*WHAT IS ASKED:* Retype all the entries word for word, but omit the pictures.

<<<<

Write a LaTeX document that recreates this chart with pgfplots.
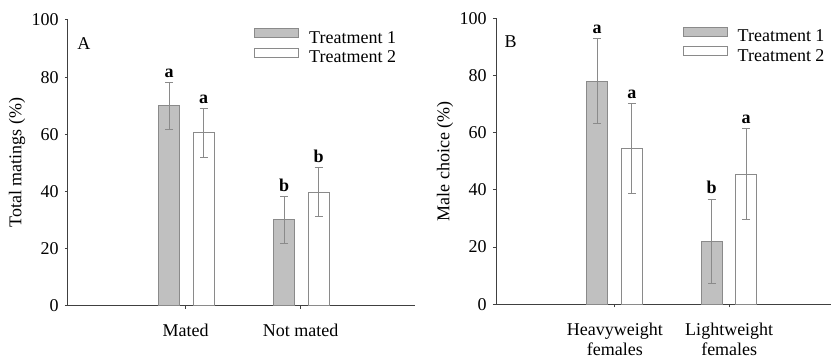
\documentclass[border=0pt]{standalone}
\usepackage{fontspec}
\setmainfont{Liberation Serif}
\usepackage{pgfplots}
\pgfplotsset{compat=1.18}
\definecolor{barfill}{HTML}{C0C0C0}
\definecolor{edge}{HTML}{8A8A8A}
\definecolor{axiscol}{HTML}{404040}
\tikzset{lett/.style={anchor=south, inner sep=0pt, yshift=2.3pt, font=\bfseries\fontsize{9}{10}\selectfont}}
\begin{document}
\fontsize{9}{10.8}\selectfont
\begin{tikzpicture}
\useasboundingbox (0,0) rectangle (416pt,179pt);
\pgfplotsset{
 panel/.style={
  scale only axis, anchor=south west,
  axis x line*=bottom, axis y line*=left,
  ymin=0, ymax=100, ytick={0,20,...,100}, xtick={0,1},
  tick align=outside, major tick length=1.5pt,
  axis line style={axiscol, line width=0.5pt},
  tick style={axiscol, line width=0.5pt},
  /pgf/number format/assume math mode=true,
  tick label style={font=\fontsize{9}{10}\selectfont},
  xticklabel style={align=center, yshift=-4.5pt, font=\fontsize{9}{10}\selectfont},
  ylabel style={font=\fontsize{9}{10}\selectfont},
  ybar, bar width=10.5pt,
  error bars/y dir=both, error bars/y explicit,
  error bars/error bar style={edge, line width=0.5pt},
  error bars/error mark options={rotate=90, edge, mark size=2pt, line width=0.5pt},
  legend image code/.code={\draw[##1] (0pt,0.3pt) rectangle (21.85pt,4.8pt);},
  legend cell align=left,
  legend style={draw=none, fill=none, font=\fontsize{9}{10}\selectfont, anchor=north west,
    column sep=3pt, row sep=-1.5pt},
  clip=false,
 },
 t1/.style={fill=barfill, draw=edge, line width=0.5pt},
 t2/.style={fill=white, draw=edge, line width=0.5pt},
}
\begin{axis}[panel, at={(34pt,26.15pt)}, width=173.5pt, height=142.85pt,
  xmin=-1.023, xmax=1.994, xticklabels={Mated,Not mated},
  ylabel={Total matings (\%)},
  every axis y label/.style={at={(axis description cs:-0.147,0.5)}, rotate=90, anchor=center},
  legend style={at={(axis description cs:0.519,0.99)}}]
\addplot[t1, bar shift=-8.25pt] coordinates {(0,70) +- (0,8.2) (1,30) +- (0,8.3)};
\addplot[t2, bar shift=9pt] coordinates {(0,60.5) +- (0,8.6) (1,39.7) +- (0,8.5)};
\legend{Treatment 1, Treatment 2}
\node[lett, xshift=-8.25pt] at (axis cs:0,78.2) {a};
\node[lett, xshift=9pt] at (axis cs:0,69.1) {a};
\node[lett, xshift=-8.25pt] at (axis cs:1,38.3) {b};
\node[lett, xshift=9pt] at (axis cs:1,48.2) {b};
\node[anchor=center, inner sep=0pt] at (rel axis cs:0.046,0.918) {A};
\end{axis}
\begin{axis}[panel, at={(248pt,26.85pt)}, width=167.5pt, height=143pt,
  xmin=-1.04, xmax=1.89, xticklabels={{Heavyweight\\females},{Lightweight\\females}},
  ylabel={Male choice (\%)},
  every axis y label/.style={at={(axis description cs:-0.152,0.5)}, rotate=90, anchor=center},
  legend style={at={(axis description cs:0.539,0.99)}}]
\addplot[t1, bar shift=-8.85pt] coordinates {(0,78) +- (0,14.8) (1,22) +- (0,14.8)};
\addplot[t2, bar shift=8.5pt] coordinates {(0,54.5) +- (0,15.8) (1,45.5) +- (0,15.9)};
\legend{Treatment 1, Treatment 2}
\node[lett, xshift=-8.85pt] at (axis cs:0,92.8) {a};
\node[lett, xshift=8.5pt] at (axis cs:0,70.3) {a};
\node[lett, xshift=-8.85pt] at (axis cs:1,36.8) {b};
\node[lett, xshift=8.5pt] at (axis cs:1,61.4) {a};
\node[anchor=center, inner sep=0pt] at (rel axis cs:0.044,0.918) {B};
\end{axis}
\end{tikzpicture}
\end{document}
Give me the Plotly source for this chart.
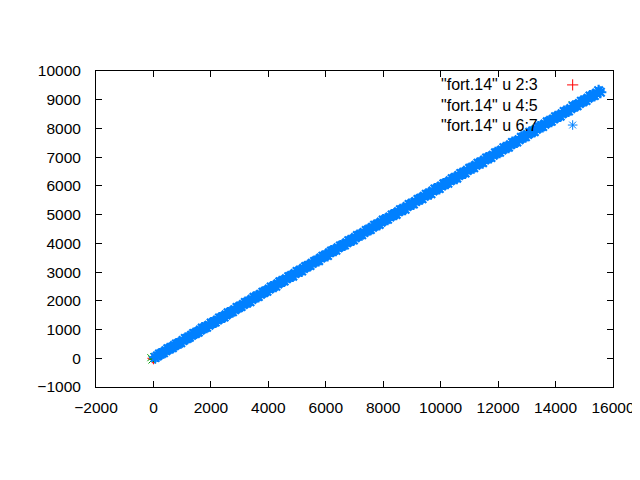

>>>>

*RESULT OF THIS TASK:*
Write a LaTeX document that recreates this chart with pgfplots.
\documentclass[border=0pt]{standalone}
\usepackage{fontspec}
\setmainfont{Liberation Serif}
\usepackage{pgfplots}
\pgfplotsset{compat=1.18}
\definecolor{barfill}{HTML}{C0C0C0}
\definecolor{edge}{HTML}{8A8A8A}
\definecolor{axiscol}{HTML}{404040}
\tikzset{lett/.style={anchor=south, inner sep=0pt, yshift=2.3pt, font=\bfseries\fontsize{9}{10}\selectfont}}
\begin{document}
\fontsize{9}{10.8}\selectfont
\begin{tikzpicture}
\useasboundingbox (0,0) rectangle (416pt,179pt);
\pgfplotsset{
 panel/.style={
  scale only axis, anchor=south west,
  axis x line*=bottom, axis y line*=left,
  ymin=0, ymax=100, ytick={0,20,...,100}, xtick={0,1},
  tick align=outside, major tick length=1.5pt,
  axis line style={axiscol, line width=0.5pt},
  tick style={axiscol, line width=0.5pt},
  /pgf/number format/assume math mode=true,
  tick label style={font=\fontsize{9}{10}\selectfont},
  xticklabel style={align=center, yshift=-4.5pt, font=\fontsize{9}{10}\selectfont},
  ylabel style={font=\fontsize{9}{10}\selectfont},
  ybar, bar width=10.5pt,
  error bars/y dir=both, error bars/y explicit,
  error bars/error bar style={edge, line width=0.5pt},
  error bars/error mark options={rotate=90, edge, mark size=2pt, line width=0.5pt},
  legend image code/.code={\draw[##1] (0pt,0.3pt) rectangle (21.85pt,4.8pt);},
  legend cell align=left,
  legend style={draw=none, fill=none, font=\fontsize{9}{10}\selectfont, anchor=north west,
    column sep=3pt, row sep=-1.5pt},
  clip=false,
 },
 t1/.style={fill=barfill, draw=edge, line width=0.5pt},
 t2/.style={fill=white, draw=edge, line width=0.5pt},
}
\begin{axis}[panel, at={(34pt,26.15pt)}, width=173.5pt, height=142.85pt,
  xmin=-1.023, xmax=1.994, xticklabels={Mated,Not mated},
  ylabel={Total matings (\%)},
  every axis y label/.style={at={(axis description cs:-0.147,0.5)}, rotate=90, anchor=center},
  legend style={at={(axis description cs:0.519,0.99)}}]
\addplot[t1, bar shift=-8.25pt] coordinates {(0,70) +- (0,8.2) (1,30) +- (0,8.3)};
\addplot[t2, bar shift=9pt] coordinates {(0,60.5) +- (0,8.6) (1,39.7) +- (0,8.5)};
\legend{Treatment 1, Treatment 2}
\node[lett, xshift=-8.25pt] at (axis cs:0,78.2) {a};
\node[lett, xshift=9pt] at (axis cs:0,69.1) {a};
\node[lett, xshift=-8.25pt] at (axis cs:1,38.3) {b};
\node[lett, xshift=9pt] at (axis cs:1,48.2) {b};
\node[anchor=center, inner sep=0pt] at (rel axis cs:0.046,0.918) {A};
\end{axis}
\begin{axis}[panel, at={(248pt,26.85pt)}, width=167.5pt, height=143pt,
  xmin=-1.04, xmax=1.89, xticklabels={{Heavyweight\\females},{Lightweight\\females}},
  ylabel={Male choice (\%)},
  every axis y label/.style={at={(axis description cs:-0.152,0.5)}, rotate=90, anchor=center},
  legend style={at={(axis description cs:0.539,0.99)}}]
\addplot[t1, bar shift=-8.85pt] coordinates {(0,78) +- (0,14.8) (1,22) +- (0,14.8)};
\addplot[t2, bar shift=8.5pt] coordinates {(0,54.5) +- (0,15.8) (1,45.5) +- (0,15.9)};
\legend{Treatment 1, Treatment 2}
\node[lett, xshift=-8.85pt] at (axis cs:0,92.8) {a};
\node[lett, xshift=8.5pt] at (axis cs:0,70.3) {a};
\node[lett, xshift=-8.85pt] at (axis cs:1,36.8) {b};
\node[lett, xshift=8.5pt] at (axis cs:1,61.4) {a};
\node[anchor=center, inner sep=0pt] at (rel axis cs:0.044,0.918) {B};
\end{axis}
\end{tikzpicture}
\end{document}
Give me the Plotly source for this chart.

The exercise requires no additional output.